I hear people speak of how gay people are dramatic, that our problems are actually not a big deal, that they don’t matter as much. In high school, I had a girl tell me I was stupid for staying silent for gay rights, instead of something “actually important”, like suicide prevention or hunger. I couldn’t tell her about the times I had been cornered and harassed in school simply for liking another girl, or of how I had to move cities because of it. I couldn’t tell her about the “friends” I had lost, or how much it stung to be called “Faggot” in the middle of a silent crowd, and to have all eyes turn and burn me with their gaze.
As a woman, I am harassed by men who believe that they have the right to tell me what I should be doing. By men who have been raised to think that I should have been grateful for their unwanted attention, of how I should have been polite and gentle, and accepted their harassment. As a 15 year old, I was too scared to tell my mother that my boyfriend had tried to rape me, had taken a sense of innocence from me, because I had a Step-Father who would have turned it around on me and made it my fault. At school, I was labeled a slut, while he, he got away with telling it as a joke, telling people that he had tried to rape me. He got pats on the back, and laughs. While I? I lost friends, and was pointed at in the hallways. Gossiped about behind raised hands, and over keyboards.
As a lesbian, I am an anomaly. Countless people demand of me to prove my love, demand to know how I could love another woman. I am told that it is impossible, the fact that I have absolutely no attraction to men, how it is simply unnatural for me to find women as captivatingly beautiful as I do. I am told that as long as the world turns, I have to have an attraction to men. Then, I am asked how I fuck my partners. How could I have sex, without a dick involved, and enjoy it? Then, I am treated as an open book for this man to understand, that my sex life should be placed on blast, simply because I don’t want his dick involved. My sex life is constantly questioned, because it it different from the generally accepted way that sex should go. I am expected to be kind and gentle, to explain how it works, and then be grateful for someone’s acceptance of it. But, fuck that. Why should I be expected to be kind about explaining it, when nearly everyday, I am asked to explain it? Not even for someone’s understanding of it, but because for most males and even the occasional “straight” girl, it’s “hot” and it turns them on. They want to be involved in my sex life, mine. They expect to be allowed to join in, to be able to lay their hands on myself or my partner, and then for us to be grateful because we don’t have a dick ourselves.

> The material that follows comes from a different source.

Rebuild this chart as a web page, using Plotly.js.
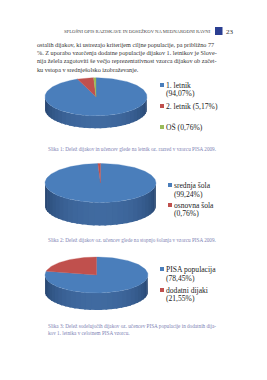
<!DOCTYPE html>
<html>
<head>
<meta charset="utf-8">
<script src="https://cdn.plot.ly/plotly-3.0.1.min.js"></script>
<style>
html,body{margin:0;padding:0;background:#fff;}
#chart{width:267px;height:380px;}
</style>
</head>
<body>
<div id="chart"></div>
<script>
// ---- data ----
const chart1Labels = ['1. letnik', '2. letnik', 'OŠ'];
const chart1Values = [94.07, 5.17, 0.76];
const chart2Labels = ['srednja šola', 'osnovna šola'];
const chart2Values = [99.24, 0.76];
const chart3Labels = ['PISA populacija', 'dodatni dijaki'];
const chart3Values = [78.45, 21.55];

const headerText = 'SPLOŠNI OPIS RAZISKAVE IN DOSEŽKOV NA MEDNARODNI RAVNI';
const pageNumber = '23';
const bodyLines = [
  'ostalih dijakov, ki ustrezajo kriterijem ciljne populacije, pa približno 77',
  '%. Z uporabo vzorčenja dodatne populacije dijakov 1. letnikov je Slove-',
  'nija želela zagotoviti še večjo reprezentativnost vzorca dijakov ob začet-',
  'ku vstopa v srednješolsko izobraževanje.'
];
const caption1 = ['Slika 1: Delež dijakov in učencev glede na letnik oz. razred v vzorcu PISA 2009.'];
const caption2 = ['Slika 2: Delež dijakov oz. učencev glede na stopnjo šolanja v vzorcu PISA 2009.'];
const caption3 = ['Slika 3: Delež sodelujočih dijakov oz. učencev PISA populacije in dodatnih dija-',
                  'kov 1. letnika v celotnem PISA vzorcu.'];

// ---- styles / geometry ----
const faceColors = ['#4a7ebb', '#c0504d', '#9bbb59'];
const sideDark = [[30, 58, 98], [110, 40, 38], [90, 110, 50]];
const sideLight = [[64, 106, 160], [170, 70, 66], [130, 160, 80]];
const serif = 'Liberation Serif, Times New Roman, serif';

const charts = [
  {labels: chart1Labels, values: chart1Values, cx: 96, cy: 96.8, rx: 51, ry: 19, depth: 12.5,
   legend: {x: 162, rows: [[85, 93], [106], [127]], wrap: [true, false, false]},
   caption: caption1, capY: 149},
  {labels: chart2Labels, values: chart2Values, cx: 100.5, cy: 183, rx: 55.5, ry: 19.5, depth: 23,
   legend: {x: 170, rows: [[185, 194], [205, 213]], wrap: [true, true]},
   caption: caption2, capY: 240},
  {labels: chart3Labels, values: chart3Values, cx: 96.5, cy: 275, rx: 51.5, ry: 18, depth: 17,
   legend: {x: 162, rows: [[269, 278], [290, 298]], wrap: [true, true]},
   caption: caption3, capY: 326}
];

const traces = [];
const annotations = [];
const shapes = [];
const DEG = Math.PI / 180;

function fmt(v) { return '(' + v.toFixed(2).replace('.', ',') + '%)'; }
function pt(c, t) { return [c.cx + c.rx * Math.sin(t), c.cy - c.ry * Math.cos(t)]; }
function rgb(a) { return 'rgb(' + a.map(Math.round).join(',') + ')'; }

charts.forEach((c) => {
  const total = c.values.reduce((a, b) => a + b, 0);
  const bounds = [];
  let acc = 0;
  c.values.forEach((v) => { bounds.push([acc / total * 360, (acc + v) / total * 360]); acc += v; });

  // side (front half of the cylinder): one solid base, then shaded strips that overlap
  const N = 30;
  for (let i = 0; i < N; i++) {
    const a0 = 90 + 180 * i / N, a1 = Math.min(270, 90 + 180 * (i + 1) / N + 2);
    const mid = 90 + 180 * (i + 0.5) / N;
    let si = bounds.findIndex(b => mid >= b[0] && mid < b[1]);
    if (si < 0) si = 0;
    const w = Math.pow(Math.sin((mid - 90) * DEG), 0.8);
    const col = sideDark[si].map((d, k) => d + (sideLight[si][k] - d) * w);
    const xs = [], ys = [];
    for (let j = 0; j <= 6; j++) { const p = pt(c, (a0 + (a1 - a0) * j / 6) * DEG); xs.push(p[0]); ys.push(p[1]); }
    for (let j = 6; j >= 0; j--) { const p = pt(c, (a0 + (a1 - a0) * j / 6) * DEG); xs.push(p[0]); ys.push(p[1] + c.depth); }
    traces.push({type: 'scatter', mode: 'lines', x: xs, y: ys, fill: 'toself', fillcolor: rgb(col),
      line: {width: 0}, hoverinfo: 'skip', showlegend: false});
  }

  // top faces
  bounds.forEach((b, si) => {
    const xs = [c.cx], ys = [c.cy];
    const steps = Math.max(2, Math.ceil((b[1] - b[0]) / 2));
    for (let j = 0; j <= steps; j++) {
      const p = pt(c, (b[0] + (b[1] - b[0]) * j / steps) * DEG);
      xs.push(p[0]); ys.push(p[1]);
    }
    xs.push(c.cx); ys.push(c.cy);
    traces.push({type: 'scatter', mode: 'lines', x: xs, y: ys, fill: 'toself', fillcolor: faceColors[si],
      line: {color: faceColors[si], width: 0.3}, hoverinfo: 'skip', showlegend: false});
  });

  // legend
  c.labels.forEach((lab, si) => {
    const rows = c.legend.rows[si];
    traces.push({type: 'scatter', mode: 'markers', x: [c.legend.x], y: [rows[0]],
      marker: {symbol: 'square', size: 4, color: faceColors[si]}, hoverinfo: 'skip', showlegend: false});
    const lines = c.legend.wrap[si] ? [lab, fmt(c.values[si])] : [lab + ' ' + fmt(c.values[si])];
    lines.forEach((t, k) => {
      annotations.push({x: c.legend.x + 2.5, y: rows[k], xref: 'x', yref: 'y', text: t, showarrow: false,
        xanchor: 'left', yanchor: 'middle', borderpad: 0,
        font: {family: serif, size: 7.6, color: '#222'}});
    });
  });

  // caption
  c.caption.forEach((t, k) => {
    annotations.push({x: 47, y: c.capY + k * 7, xref: 'x', yref: 'y', text: t, showarrow: false,
      xanchor: 'left', yanchor: 'middle', borderpad: 0,
      font: {family: serif, size: 5.2, color: '#7d82b3'}});
  });
});

// header
annotations.push({x: 212, y: 31.5, xref: 'x', yref: 'y', text: headerText, showarrow: false,
  xanchor: 'right', yanchor: 'middle', borderpad: 0, font: {family: serif, size: 4.7, color: '#444'}});
annotations.push({x: 225, y: 32, xref: 'x', yref: 'y', text: pageNumber, showarrow: false,
  xanchor: 'left', yanchor: 'middle', borderpad: 0, font: {family: serif, size: 7, color: '#333'}});
shapes.push({type: 'rect', xref: 'x', yref: 'y', x0: 215, x1: 222.5, y0: 27, y1: 35,
  fillcolor: '#2b3f92', line: {width: 0}});

// body
bodyLines.forEach((t, k) => {
  annotations.push({x: 36, y: 44.5 + k * 8.2, xref: 'x', yref: 'y', text: t, showarrow: false,
    xanchor: 'left', yanchor: 'middle', borderpad: 0, font: {family: serif, size: 6.2, color: '#333'}});
});

const layout = {
  width: 267, height: 380,
  margin: {l: 0, r: 0, t: 0, b: 0},
  paper_bgcolor: '#fff', plot_bgcolor: '#fff',
  xaxis: {range: [0, 267], visible: false, fixedrange: true},
  yaxis: {range: [380, 0], visible: false, fixedrange: true},
  showlegend: false,
  annotations: annotations,
  shapes: shapes
};

Plotly.newPlot('chart', traces, layout, {staticPlot: true, displayModeBar: false});
</script>
</body>
</html>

As a human, I am offended. I should not have to prove my love to anyone. I should not have to explain how I see stars in her eyes, or the roses on her cheeks. How when I run my fingers over her soft skin, and feel her breath catch and her heart still for a second, it sends chills down my spine, catching my nerves on fire. I should not have to prove how beautiful I find her, or how she captivates me. I should not have to stand here, and explain to someone why I should be allowed to spend my life with her, just as a woman falls in love with a man, or how a man sees a woman. My love, is genuine. Just as much as anyone else’s. I have felt heartbreaks. I have screamed and cried over girls I thought were my one. I have healed and moved on, and grown as a person from them. Do not tell me my love is not authentic, simply because it is a love you do not share. Do not be so entitled to think that you can try to change my identity, or force me to give you what you want. Do not expect me to be grateful of your attention, simply because it has been given to me, that you find me a attractive enough to get it. When I hold my girlfriend’s hand, there is no need to stare. I am expressing how much she means, and that when we go out, I am so proud. Not because I’m gay or “different”, but because she finds me wonderful enough to hold my hand as well.
As a soul, I simply wish to stretch my boundaries as far as they go.